Given instruction —
Take every line that has the string "this" and copy it out.

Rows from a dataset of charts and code
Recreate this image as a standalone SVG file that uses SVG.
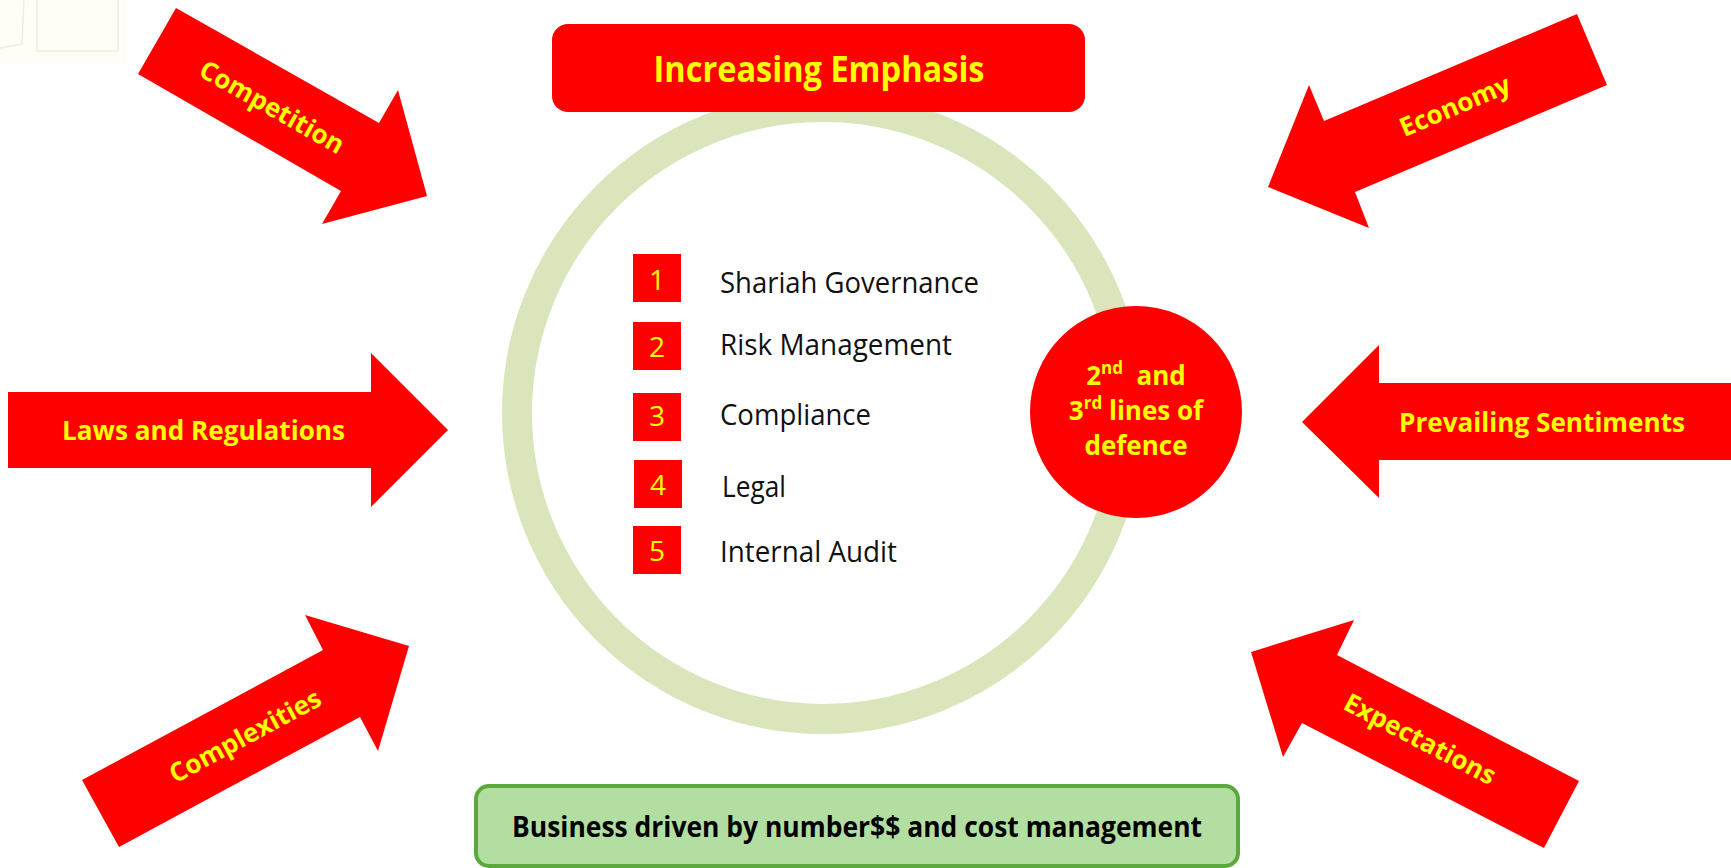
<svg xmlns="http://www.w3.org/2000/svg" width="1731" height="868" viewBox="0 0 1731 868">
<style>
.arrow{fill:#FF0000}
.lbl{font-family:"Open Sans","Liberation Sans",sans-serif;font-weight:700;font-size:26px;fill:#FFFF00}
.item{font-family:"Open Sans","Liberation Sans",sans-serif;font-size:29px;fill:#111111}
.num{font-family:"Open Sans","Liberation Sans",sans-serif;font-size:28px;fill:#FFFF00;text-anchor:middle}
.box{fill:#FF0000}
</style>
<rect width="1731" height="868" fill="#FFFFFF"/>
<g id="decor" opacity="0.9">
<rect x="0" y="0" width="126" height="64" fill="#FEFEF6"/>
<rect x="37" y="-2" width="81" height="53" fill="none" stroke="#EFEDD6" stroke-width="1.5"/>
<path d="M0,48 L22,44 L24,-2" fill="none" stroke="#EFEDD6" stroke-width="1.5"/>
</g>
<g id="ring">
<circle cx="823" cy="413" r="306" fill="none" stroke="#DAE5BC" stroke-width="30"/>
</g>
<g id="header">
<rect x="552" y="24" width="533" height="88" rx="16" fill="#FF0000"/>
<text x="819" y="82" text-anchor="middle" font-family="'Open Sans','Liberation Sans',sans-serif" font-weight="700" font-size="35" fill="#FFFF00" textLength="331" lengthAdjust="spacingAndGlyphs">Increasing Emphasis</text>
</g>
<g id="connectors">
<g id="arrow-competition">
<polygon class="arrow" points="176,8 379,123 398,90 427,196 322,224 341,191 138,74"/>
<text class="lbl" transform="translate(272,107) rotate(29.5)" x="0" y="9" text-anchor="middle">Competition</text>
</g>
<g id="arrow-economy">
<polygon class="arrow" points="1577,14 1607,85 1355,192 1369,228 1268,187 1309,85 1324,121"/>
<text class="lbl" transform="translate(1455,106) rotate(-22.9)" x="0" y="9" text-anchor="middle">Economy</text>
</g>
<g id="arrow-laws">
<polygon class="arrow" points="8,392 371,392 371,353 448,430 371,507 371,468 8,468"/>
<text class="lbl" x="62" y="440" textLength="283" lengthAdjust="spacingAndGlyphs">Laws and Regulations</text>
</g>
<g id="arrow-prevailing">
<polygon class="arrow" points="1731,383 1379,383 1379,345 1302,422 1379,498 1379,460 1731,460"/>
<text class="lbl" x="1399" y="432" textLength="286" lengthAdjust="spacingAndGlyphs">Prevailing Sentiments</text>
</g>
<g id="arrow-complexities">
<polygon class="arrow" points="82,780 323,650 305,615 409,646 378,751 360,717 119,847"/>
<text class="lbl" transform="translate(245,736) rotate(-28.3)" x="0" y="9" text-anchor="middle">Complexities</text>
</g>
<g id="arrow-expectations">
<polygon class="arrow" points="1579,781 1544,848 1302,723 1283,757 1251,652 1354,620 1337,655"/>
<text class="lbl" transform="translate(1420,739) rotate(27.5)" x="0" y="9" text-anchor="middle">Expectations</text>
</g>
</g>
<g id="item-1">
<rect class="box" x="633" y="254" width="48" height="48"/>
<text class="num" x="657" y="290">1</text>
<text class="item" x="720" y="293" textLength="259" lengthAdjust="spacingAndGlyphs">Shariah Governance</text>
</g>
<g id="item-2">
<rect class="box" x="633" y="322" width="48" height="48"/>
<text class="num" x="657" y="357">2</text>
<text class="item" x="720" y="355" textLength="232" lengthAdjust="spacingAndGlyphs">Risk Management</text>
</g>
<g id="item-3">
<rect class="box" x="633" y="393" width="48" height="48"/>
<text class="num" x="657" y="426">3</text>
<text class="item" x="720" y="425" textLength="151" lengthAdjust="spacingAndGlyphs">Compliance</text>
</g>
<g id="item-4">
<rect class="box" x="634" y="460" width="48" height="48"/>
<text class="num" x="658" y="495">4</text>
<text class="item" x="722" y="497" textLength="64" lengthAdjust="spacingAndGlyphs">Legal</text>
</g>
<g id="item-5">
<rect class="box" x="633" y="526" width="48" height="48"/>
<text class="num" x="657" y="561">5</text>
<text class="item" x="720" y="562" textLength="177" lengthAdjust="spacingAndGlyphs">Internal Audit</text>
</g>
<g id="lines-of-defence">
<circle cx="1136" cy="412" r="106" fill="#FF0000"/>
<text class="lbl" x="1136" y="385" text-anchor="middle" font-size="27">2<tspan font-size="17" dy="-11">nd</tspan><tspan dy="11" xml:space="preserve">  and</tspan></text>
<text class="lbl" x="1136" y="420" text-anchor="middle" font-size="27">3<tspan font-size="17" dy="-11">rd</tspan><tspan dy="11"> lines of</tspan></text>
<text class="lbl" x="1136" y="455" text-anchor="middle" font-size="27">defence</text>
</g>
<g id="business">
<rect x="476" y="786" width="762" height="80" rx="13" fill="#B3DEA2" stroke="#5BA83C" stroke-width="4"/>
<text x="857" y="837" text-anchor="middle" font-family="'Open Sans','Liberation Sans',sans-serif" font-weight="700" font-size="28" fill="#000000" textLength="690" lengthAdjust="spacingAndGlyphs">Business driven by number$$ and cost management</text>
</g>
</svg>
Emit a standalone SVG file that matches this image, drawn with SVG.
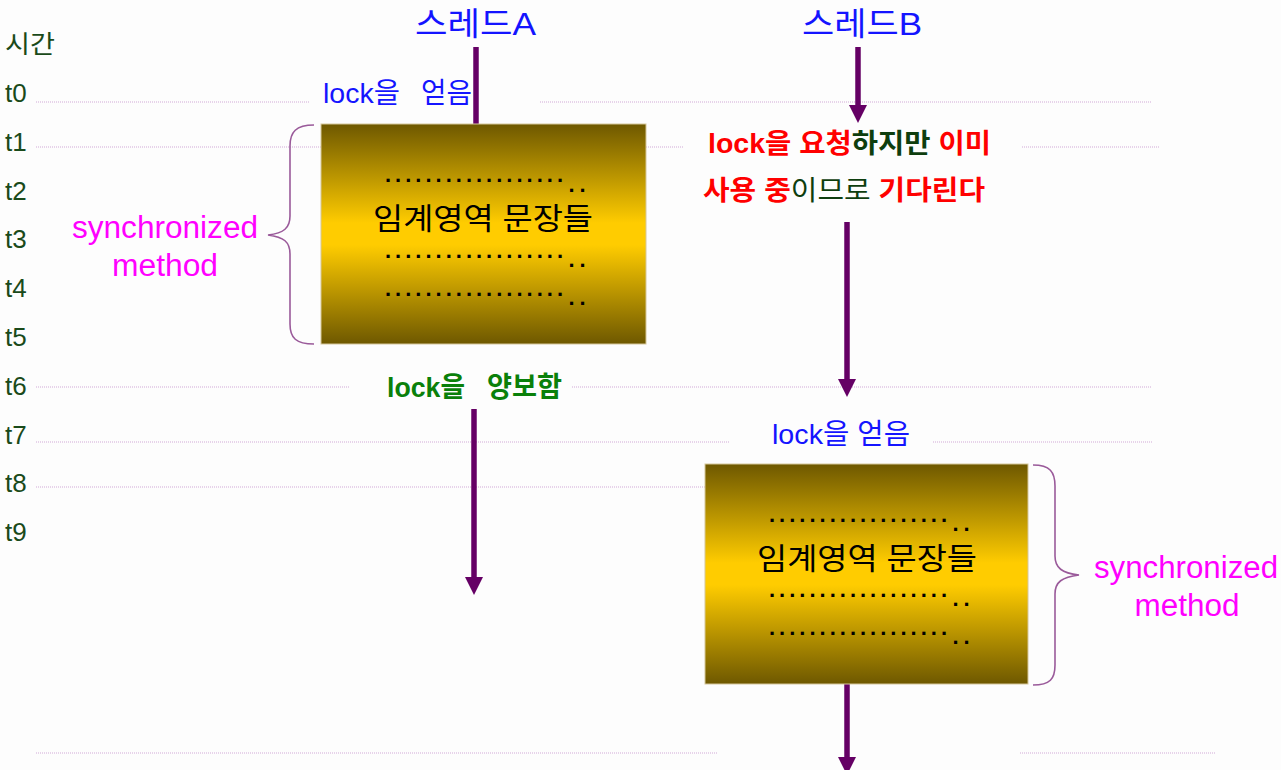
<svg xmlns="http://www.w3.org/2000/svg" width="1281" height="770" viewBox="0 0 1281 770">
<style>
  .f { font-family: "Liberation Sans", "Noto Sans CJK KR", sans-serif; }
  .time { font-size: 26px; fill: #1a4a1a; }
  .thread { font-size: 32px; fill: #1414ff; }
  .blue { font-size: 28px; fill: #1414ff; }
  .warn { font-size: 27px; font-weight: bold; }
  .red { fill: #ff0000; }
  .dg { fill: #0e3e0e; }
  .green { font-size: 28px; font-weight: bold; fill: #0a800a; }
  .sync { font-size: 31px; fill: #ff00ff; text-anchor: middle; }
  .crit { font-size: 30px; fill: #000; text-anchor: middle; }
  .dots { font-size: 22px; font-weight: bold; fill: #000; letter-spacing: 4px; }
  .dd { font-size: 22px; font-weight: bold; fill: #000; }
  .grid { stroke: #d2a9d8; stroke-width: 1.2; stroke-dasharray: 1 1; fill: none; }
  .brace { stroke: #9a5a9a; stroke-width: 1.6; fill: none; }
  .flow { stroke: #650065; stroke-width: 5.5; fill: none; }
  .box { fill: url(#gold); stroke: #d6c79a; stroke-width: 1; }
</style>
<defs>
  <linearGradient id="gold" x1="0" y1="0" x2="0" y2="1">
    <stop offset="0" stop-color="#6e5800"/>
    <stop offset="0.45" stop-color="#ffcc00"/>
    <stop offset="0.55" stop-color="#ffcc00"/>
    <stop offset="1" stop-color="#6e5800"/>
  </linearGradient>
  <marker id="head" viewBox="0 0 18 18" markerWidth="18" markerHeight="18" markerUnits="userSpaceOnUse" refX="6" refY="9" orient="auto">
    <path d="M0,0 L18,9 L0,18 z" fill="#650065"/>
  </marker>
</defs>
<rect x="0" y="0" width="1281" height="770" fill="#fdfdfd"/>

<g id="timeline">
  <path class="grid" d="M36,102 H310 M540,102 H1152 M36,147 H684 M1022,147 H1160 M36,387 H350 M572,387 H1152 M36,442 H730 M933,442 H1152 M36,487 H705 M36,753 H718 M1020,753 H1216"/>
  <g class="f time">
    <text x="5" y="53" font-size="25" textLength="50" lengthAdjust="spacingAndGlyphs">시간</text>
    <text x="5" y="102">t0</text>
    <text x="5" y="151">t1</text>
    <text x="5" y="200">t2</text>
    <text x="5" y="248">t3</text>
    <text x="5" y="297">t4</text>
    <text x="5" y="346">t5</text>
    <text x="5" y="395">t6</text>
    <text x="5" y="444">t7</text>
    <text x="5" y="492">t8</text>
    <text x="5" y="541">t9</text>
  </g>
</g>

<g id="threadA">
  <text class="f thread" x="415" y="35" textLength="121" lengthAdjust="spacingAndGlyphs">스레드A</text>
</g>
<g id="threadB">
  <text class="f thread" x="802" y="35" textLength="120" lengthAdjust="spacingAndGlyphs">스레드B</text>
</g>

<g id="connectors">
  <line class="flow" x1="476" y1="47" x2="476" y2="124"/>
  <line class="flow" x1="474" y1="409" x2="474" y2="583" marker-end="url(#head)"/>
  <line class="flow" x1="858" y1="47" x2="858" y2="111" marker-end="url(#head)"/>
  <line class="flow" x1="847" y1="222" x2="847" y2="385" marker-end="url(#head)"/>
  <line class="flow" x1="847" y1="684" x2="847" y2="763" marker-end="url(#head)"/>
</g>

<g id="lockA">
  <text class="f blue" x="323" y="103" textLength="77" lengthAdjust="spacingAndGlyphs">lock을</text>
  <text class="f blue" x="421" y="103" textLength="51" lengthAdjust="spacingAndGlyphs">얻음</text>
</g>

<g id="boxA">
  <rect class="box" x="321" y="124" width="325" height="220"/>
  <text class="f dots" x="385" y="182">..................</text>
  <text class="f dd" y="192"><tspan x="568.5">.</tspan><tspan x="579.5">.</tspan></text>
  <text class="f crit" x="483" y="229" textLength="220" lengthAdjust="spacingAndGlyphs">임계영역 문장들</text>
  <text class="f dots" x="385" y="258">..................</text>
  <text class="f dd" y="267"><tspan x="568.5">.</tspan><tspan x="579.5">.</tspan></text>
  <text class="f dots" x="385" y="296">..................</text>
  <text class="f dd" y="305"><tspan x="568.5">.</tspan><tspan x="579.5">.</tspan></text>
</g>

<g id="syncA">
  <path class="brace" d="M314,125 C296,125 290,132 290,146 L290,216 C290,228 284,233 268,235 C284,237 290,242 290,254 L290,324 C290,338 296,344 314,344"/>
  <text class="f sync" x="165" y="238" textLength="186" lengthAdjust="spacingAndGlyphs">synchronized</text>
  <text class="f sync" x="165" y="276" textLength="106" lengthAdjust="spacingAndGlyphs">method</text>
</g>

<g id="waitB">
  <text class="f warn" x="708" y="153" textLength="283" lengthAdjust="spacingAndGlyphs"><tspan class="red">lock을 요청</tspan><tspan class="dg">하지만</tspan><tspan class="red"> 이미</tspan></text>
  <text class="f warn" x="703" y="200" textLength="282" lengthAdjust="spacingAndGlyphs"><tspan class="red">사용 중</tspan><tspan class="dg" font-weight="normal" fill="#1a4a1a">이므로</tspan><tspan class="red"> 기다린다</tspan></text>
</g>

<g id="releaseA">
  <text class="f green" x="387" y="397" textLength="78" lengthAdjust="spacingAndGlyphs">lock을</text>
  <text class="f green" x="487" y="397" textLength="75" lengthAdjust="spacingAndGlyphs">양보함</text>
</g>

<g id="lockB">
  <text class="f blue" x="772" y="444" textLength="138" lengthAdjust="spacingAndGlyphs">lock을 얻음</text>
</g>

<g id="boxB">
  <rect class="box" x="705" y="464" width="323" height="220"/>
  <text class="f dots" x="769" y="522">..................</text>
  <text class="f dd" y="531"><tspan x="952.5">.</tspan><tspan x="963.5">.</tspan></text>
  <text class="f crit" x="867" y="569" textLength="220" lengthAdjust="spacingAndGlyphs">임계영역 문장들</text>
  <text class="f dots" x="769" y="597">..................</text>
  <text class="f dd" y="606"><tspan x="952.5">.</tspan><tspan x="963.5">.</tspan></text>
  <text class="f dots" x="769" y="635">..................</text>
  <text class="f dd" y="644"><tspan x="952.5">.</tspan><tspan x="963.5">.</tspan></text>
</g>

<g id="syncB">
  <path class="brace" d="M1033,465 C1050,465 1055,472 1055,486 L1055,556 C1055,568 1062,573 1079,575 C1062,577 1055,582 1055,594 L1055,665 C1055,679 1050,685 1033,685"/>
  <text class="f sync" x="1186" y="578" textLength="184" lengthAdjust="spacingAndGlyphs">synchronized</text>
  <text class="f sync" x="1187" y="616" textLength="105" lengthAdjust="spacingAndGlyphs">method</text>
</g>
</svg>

The output —
Recreate this image as a standalone SVG file that uses SVG.
Emit a standalone SVG file that matches this image, drawn with SVG.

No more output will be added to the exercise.